# Yellow Tractor Project



## caseydog

I just wanted to take a minute to plug an organization run by one of my high school classmates, and former neighbor in high school. 

The organization is called The Yellow Tractor Project, and it promotes neighborhood urban gardens, and cooking fresh foods in the Chicago area. 

My friend, Wendy, was motivated to start this organization after losing her mother and younger sister to cancer. Her little sister was kind of a little sister to me, too. She traveled with us on a two month tour of Europe. She was the youngest person on the trip, and all of us guys were like her personal Secret Service detail. 

Anyway, please click the link below, and check out what they are doing. 

The YELLOW TRACTOR PROJECT - The Yellow Tractor Project

https://www.youtube.com/watch?v=fBFT1oxQYtg

CD


----------



## Just Cooking

Excellent!!!


----------



## Cooking Goddess

Very nice, *CD*. Those are good people, lots of good people. Nice to see that going on in Chicago. Urban farming is finally starting to take off all over the country, which is a good thing. A few tidbits for others, in case you all are interested:

*The Secret Life of Beekeepers: Who is this guy anyway?* 

One of his apiary locations is just up the street from where Goober lives.

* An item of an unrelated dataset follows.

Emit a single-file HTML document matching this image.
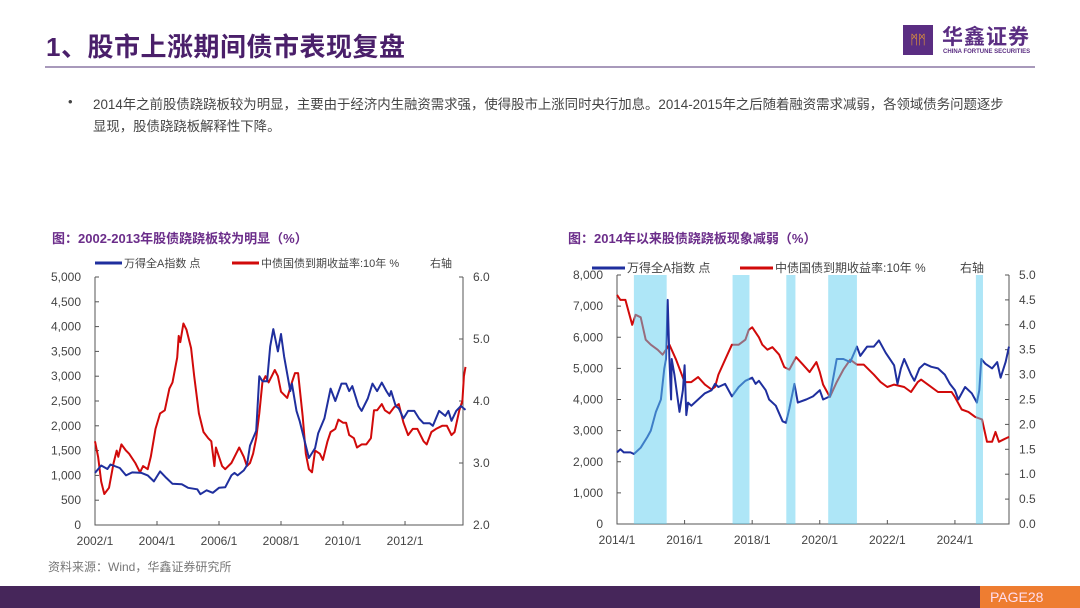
<!DOCTYPE html>
<html><head><meta charset="utf-8">
<style>
body{margin:0;width:1080px;height:608px;overflow:hidden;background:#fff;font-family:"Liberation Sans","Noto Sans CJK SC",sans-serif;position:relative}
.abs{position:absolute}
</style></head><body>
<div class="abs" style="left:46px;top:27px;font-size:26px;font-weight:bold;color:#4a1f6a;letter-spacing:0.5px">1、股市上涨期间债市表现复盘</div>
<div class="abs" style="left:45px;top:66px;width:990px;height:2px;background:#a899bb"></div>
<div class="abs" style="left:903px;top:25px;width:30px;height:30px;background:#5a2d82;color:#f0a030;font-size:13px;text-align:center;line-height:30px">ᛗᛗ</div>
<div class="abs" style="left:942px;top:21px;font-size:21px;color:#5a2d82;font-weight:bold;letter-spacing:1px">华鑫证券</div>
<div class="abs" style="left:943px;top:49px;font-size:6px;color:#5a2d82;font-weight:bold">CHINA FORTUNE SECURITIES</div>
<div class="abs" style="left:68px;top:94px;font-size:13px;color:#444">•</div>
<div class="abs" style="left:93px;top:94px;width:960px;font-size:13.4px;line-height:22px;color:#444;white-space:nowrap">2014年之前股债跷跷板较为明显，主要由于经济内生融资需求强，使得股市上涨同时央行加息。2014-2015年之后随着融资需求减弱，各领域债务问题逐步<br>显现，股债跷跷板解释性下降。</div>
<div class="abs" style="left:52px;top:228px;font-size:13px;font-weight:bold;color:#6b2d8a">图：2002-2013年股债跷跷板较为明显（%）</div>
<div class="abs" style="left:568px;top:228px;font-size:13px;font-weight:bold;color:#6b2d8a">图：2014年以来股债跷跷板现象减弱（%）</div>
<div class="abs" style="left:48px;top:558px;font-size:12px;color:#777">资料来源：Wind，华鑫证券研究所</div>
<div class="abs" style="left:0;top:586px;width:1080px;height:22px;background:#46265a"></div>
<div class="abs" style="left:980px;top:586px;width:100px;height:22px;background:#ee7d31;color:#fde;font-size:14px;line-height:22px;text-indent:10px">PAGE28</div>
<svg id="svg" class="abs" style="left:0;top:0" width="1080" height="608"></svg>
<script>
const c1Blue=[[2002.0,1050],[2002.2,1200],[2002.4,1130],[2002.5,1220],[2002.8,1150],[2003.0,1000],[2003.2,1060],[2003.5,1050],[2003.7,1000],[2003.9,880],[2004.1,1080],[2004.3,950],[2004.5,830],[2004.8,820],[2005.0,750],[2005.3,720],[2005.4,620],[2005.6,700],[2005.8,650],[2006.0,750],[2006.2,760],[2006.4,1000],[2006.5,1050],[2006.6,1000],[2006.8,1100],[2006.9,1200],[2007.0,1600],[2007.2,1900],[2007.3,3000],[2007.4,2900],[2007.55,2900],[2007.65,3600],[2007.75,3950],[2007.9,3500],[2008.0,3850],[2008.1,3400],[2008.3,2700],[2008.35,2850],[2008.5,2300],[2008.6,2100],[2008.8,1600],[2008.9,1350],[2009.1,1550],[2009.2,1850],[2009.4,2150],[2009.6,2750],[2009.75,2500],[2009.95,2850],[2010.1,2850],[2010.2,2700],[2010.3,2800],[2010.5,2400],[2010.6,2300],[2010.8,2550],[2010.95,2850],[2011.1,2700],[2011.25,2870],[2011.4,2700],[2011.5,2600],[2011.55,2700],[2011.7,2400],[2011.8,2350],[2011.95,2150],[2012.1,2300],[2012.3,2300],[2012.45,2150],[2012.6,2050],[2012.8,2050],[2012.9,2000],[2013.1,2300],[2013.3,2200],[2013.4,2300],[2013.5,2100],[2013.65,2300],[2013.8,2400],[2013.95,2320]];
const c1Red=[[2002.0,3.35],[2002.1,3.1],[2002.2,2.7],[2002.3,2.5],[2002.45,2.6],[2002.6,3.0],[2002.7,3.2],[2002.75,3.1],[2002.85,3.3],[2003.0,3.2],[2003.1,3.15],[2003.3,3.0],[2003.45,2.85],[2003.55,2.95],[2003.7,2.9],[2003.8,3.1],[2003.95,3.55],[2004.1,3.8],[2004.25,3.85],[2004.4,4.2],[2004.5,4.3],[2004.65,4.7],[2004.7,5.05],[2004.75,4.95],[2004.85,5.25],[2004.95,5.15],[2005.1,4.85],[2005.2,4.4],[2005.35,3.8],[2005.5,3.5],[2005.65,3.4],[2005.75,3.35],[2005.85,2.95],[2005.9,3.25],[2006.0,3.1],[2006.1,2.95],[2006.2,2.9],[2006.4,3.0],[2006.55,3.15],[2006.65,3.25],[2006.8,3.1],[2006.9,2.95],[2007.0,3.0],[2007.1,3.15],[2007.2,3.4],[2007.3,3.8],[2007.4,4.3],[2007.5,4.4],[2007.6,4.3],[2007.8,4.5],[2007.9,4.4],[2008.0,4.15],[2008.1,4.1],[2008.2,4.05],[2008.35,4.3],[2008.45,4.45],[2008.55,4.45],[2008.7,3.75],[2008.8,3.15],[2008.9,2.9],[2009.0,2.85],[2009.1,3.2],[2009.25,3.15],[2009.35,3.05],[2009.5,3.35],[2009.6,3.5],[2009.75,3.55],[2009.85,3.7],[2010.0,3.65],[2010.1,3.65],[2010.2,3.45],[2010.35,3.4],[2010.45,3.25],[2010.6,3.3],[2010.75,3.3],[2010.9,3.4],[2011.0,3.85],[2011.1,3.85],[2011.25,3.95],[2011.35,3.85],[2011.5,3.8],[2011.65,3.9],[2011.8,3.95],[2011.95,3.65],[2012.1,3.45],[2012.25,3.55],[2012.4,3.55],[2012.6,3.35],[2012.7,3.3],[2012.85,3.5],[2013.0,3.55],[2013.2,3.6],[2013.35,3.6],[2013.5,3.45],[2013.6,3.5],[2013.75,3.85],[2013.85,4.0],[2013.9,4.4],[2013.95,4.55]];
const c2Blue=[[2014.0,2300],[2014.1,2400],[2014.2,2300],[2014.4,2300],[2014.5,2250],[2014.7,2450],[2014.9,2800],[2015.0,3000],[2015.15,3600],[2015.3,4000],[2015.4,5000],[2015.45,5300],[2015.5,7200],[2015.55,5300],[2015.6,4000],[2015.62,5300],[2015.7,4800],[2015.85,3600],[2015.95,4300],[2016.0,5100],[2016.05,3500],[2016.1,3900],[2016.2,3800],[2016.4,4000],[2016.6,4200],[2016.8,4300],[2016.9,4500],[2017.0,4400],[2017.2,4500],[2017.4,4100],[2017.6,4400],[2017.8,4600],[2018.0,4700],[2018.1,4500],[2018.2,4600],[2018.4,4300],[2018.5,4000],[2018.7,3800],[2018.9,3300],[2019.0,3250],[2019.1,3700],[2019.25,4500],[2019.35,3900],[2019.6,4000],[2019.8,4100],[2020.0,4300],[2020.1,4000],[2020.3,4100],[2020.5,5300],[2020.7,5300],[2020.9,5200],[2021.1,5700],[2021.2,5400],[2021.4,5700],[2021.6,5700],[2021.75,5900],[2021.95,5500],[2022.2,5100],[2022.3,4500],[2022.4,5000],[2022.5,5300],[2022.7,4800],[2022.8,4600],[2022.95,5000],[2023.1,5150],[2023.3,5050],[2023.5,5000],[2023.7,4800],[2023.85,4500],[2024.0,4300],[2024.1,4000],[2024.3,4400],[2024.5,4200],[2024.65,3900],[2024.72,4300],[2024.78,5300],[2024.9,5150],[2025.1,5000],[2025.25,5200],[2025.35,4700],[2025.5,5200],[2025.6,5700]];
const c2Red=[[2014.0,4.6],[2014.1,4.5],[2014.25,4.5],[2014.45,4.0],[2014.55,4.2],[2014.7,4.15],[2014.85,3.7],[2015.0,3.6],[2015.2,3.5],[2015.35,3.4],[2015.55,3.6],[2015.75,3.3],[2016.0,2.85],[2016.2,2.85],[2016.4,2.95],[2016.6,2.8],[2016.8,2.7],[2016.9,2.75],[2017.0,3.0],[2017.2,3.3],[2017.4,3.6],[2017.6,3.6],[2017.8,3.7],[2017.9,3.9],[2018.0,3.95],[2018.2,3.75],[2018.3,3.6],[2018.45,3.5],[2018.6,3.55],[2018.8,3.4],[2018.95,3.15],[2019.1,3.1],[2019.3,3.35],[2019.5,3.2],[2019.7,3.05],[2019.9,3.25],[2020.0,3.05],[2020.1,2.8],[2020.3,2.55],[2020.5,2.85],[2020.7,3.1],[2020.9,3.3],[2021.1,3.2],[2021.3,3.2],[2021.6,3.0],[2021.8,2.85],[2022.0,2.75],[2022.2,2.8],[2022.5,2.75],[2022.7,2.65],[2022.9,2.85],[2023.0,2.9],[2023.2,2.8],[2023.5,2.65],[2023.7,2.65],[2023.9,2.65],[2024.0,2.55],[2024.2,2.3],[2024.4,2.25],[2024.6,2.15],[2024.8,2.1],[2024.95,1.65],[2025.1,1.65],[2025.2,1.85],[2025.3,1.65],[2025.45,1.7],[2025.6,1.75]];
const c2Bands=[[2014.5,2015.47],[2017.42,2017.92],[2019.01,2019.28],[2020.25,2021.1],[2024.62,2024.83]];
const c1LeftTicks=[0,500,1000,1500,2000,2500,3000,3500,4000,4500,5000];
const c1RightTicks=[2.0,3.0,4.0,5.0,6.0];
const c1XTicks=[2002,2004,2006,2008,2010,2012];
const c2LeftTicks=[0,1000,2000,3000,4000,5000,6000,7000,8000];
const c2RightTicks=[0,0.5,1,1.5,2,2.5,3,3.5,4,4.5,5];
const c2XTicks=[2014,2016,2018,2020,2022,2024];

const NS='http://www.w3.org/2000/svg',svg=document.getElementById('svg');
function mk(t,a,txt){const e=document.createElementNS(NS,t);for(const k in a)e.setAttribute(k,a[k]);if(txt!=null)e.textContent=txt;svg.appendChild(e);return e;}
function chart(o){
  const X=v=>o.x0+(v-o.xmin)/(o.xmax-o.xmin)*(o.x1-o.x0);
  const YL=v=>o.yb-(v-o.lmin)/(o.lmax-o.lmin)*(o.yb-o.yt);
  const YR=v=>o.yb-(v-o.rmin)/(o.rmax-o.rmin)*(o.yb-o.yt);
  const ax=mk('path',{d:`M${o.x0},${o.yt}V${o.yb}H${o.x1}V${o.yt}`,fill:'none',stroke:'#555','stroke-width':1});
  
  o.lt.forEach(v=>{mk('line',{x1:o.x0,x2:o.x0+4,y1:YL(v),y2:YL(v),stroke:'#555'});
    const t=mk('text',{x:o.x0-14,y:YL(v)+4,'text-anchor':'end','font-size':12,fill:'#444'},v.toLocaleString('en-US'));
    });
  o.rt.forEach(v=>{mk('line',{x1:o.x1-4,x2:o.x1,y1:YR(v),y2:YR(v),stroke:'#555'});
    const t=mk('text',{x:o.x1+10,y:YR(v)+4,'font-size':12,fill:'#444'},v.toFixed(1));
    });
  o.xt.forEach(v=>{mk('line',{x1:X(v),x2:X(v),y1:o.yb,y2:o.yb-4,stroke:'#555'});
    const t=mk('text',{x:X(v),y:o.yb+20,'text-anchor':'middle','font-size':12,fill:'#444'},v+'/1');
    });
  const p=(d,Y)=>d.map((q,i)=>(i?'L':'M')+X(q[0]).toFixed(1)+','+Y(q[1]).toFixed(1)).join('');
  const r=mk('path',{d:p(o.red,YR),fill:'none',stroke:'#d10a0a','stroke-width':2,'stroke-linejoin':'round'});
  
  const b=mk('path',{d:p(o.blue,YL),fill:'none',stroke:'#1f2f9e','stroke-width':2,'stroke-linejoin':'round'});
  
  (o.bands||[]).forEach(q=>{const s=mk('rect',{x:X(q[0]),y:o.yt,width:X(q[1])-X(q[0]),height:o.yb-o.yt,fill:'#5dcdef','fill-opacity':0.5});
    });
  const L=o.leg;
  mk('line',{x1:L.bx,x2:L.bx+L.w,y1:L.y,y2:L.y,stroke:'#1f2f9e','stroke-width':3});
  const t1=mk('text',{x:L.bx+L.w+2,y:L.y+4,'font-size':L.fs,fill:'#444'},'万得全A指数 点');
  
  mk('line',{x1:L.rx,x2:L.rx+L.w,y1:L.y,y2:L.y,stroke:'#d10a0a','stroke-width':3});
  const t2=mk('text',{x:L.rx+L.w+2,y:L.y+4,'font-size':L.fs,fill:'#444'},'中债国债到期收益率:10年 %');
  
  const t3=mk('text',{x:L.ax,y:L.y+4,'font-size':L.fs,fill:'#444'},'右轴');
  
}
chart({x0:95,x1:463,xmin:2002,xmax:2013.87,yt:277,yb:525,lmin:0,lmax:5000,rmin:2,rmax:6,lt:c1LeftTicks,rt:c1RightTicks,xt:c1XTicks,blue:c1Blue,red:c1Red,
  leg:{y:263,bx:95,rx:232,w:27,ax:430,fs:11}});
chart({x0:617,x1:1009,xmin:2014,xmax:2025.6,yt:275,yb:524,lmin:0,lmax:8000,rmin:0,rmax:5,lt:c2LeftTicks,rt:c2RightTicks,xt:c2XTicks,blue:c2Blue,red:c2Red,bands:c2Bands,
  leg:{y:268,bx:592,rx:740,w:33,ax:960,fs:12}});
</script>
</body></html>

Median strip gardens in south-central LA? Yup, thanks to this guy: *Ron Finley's Guerilla Gardens*

Then there is the garden in Cleveland, just across the parking lot from West Side Market. We've never been able to time our trips to WSM so that we could buy from *Ohio City Farm* before they close for the day.


----------



## Kaneohegirlinaz

Good on your friend Wendy, CD!
Please pass along kudos for us will ya?


----------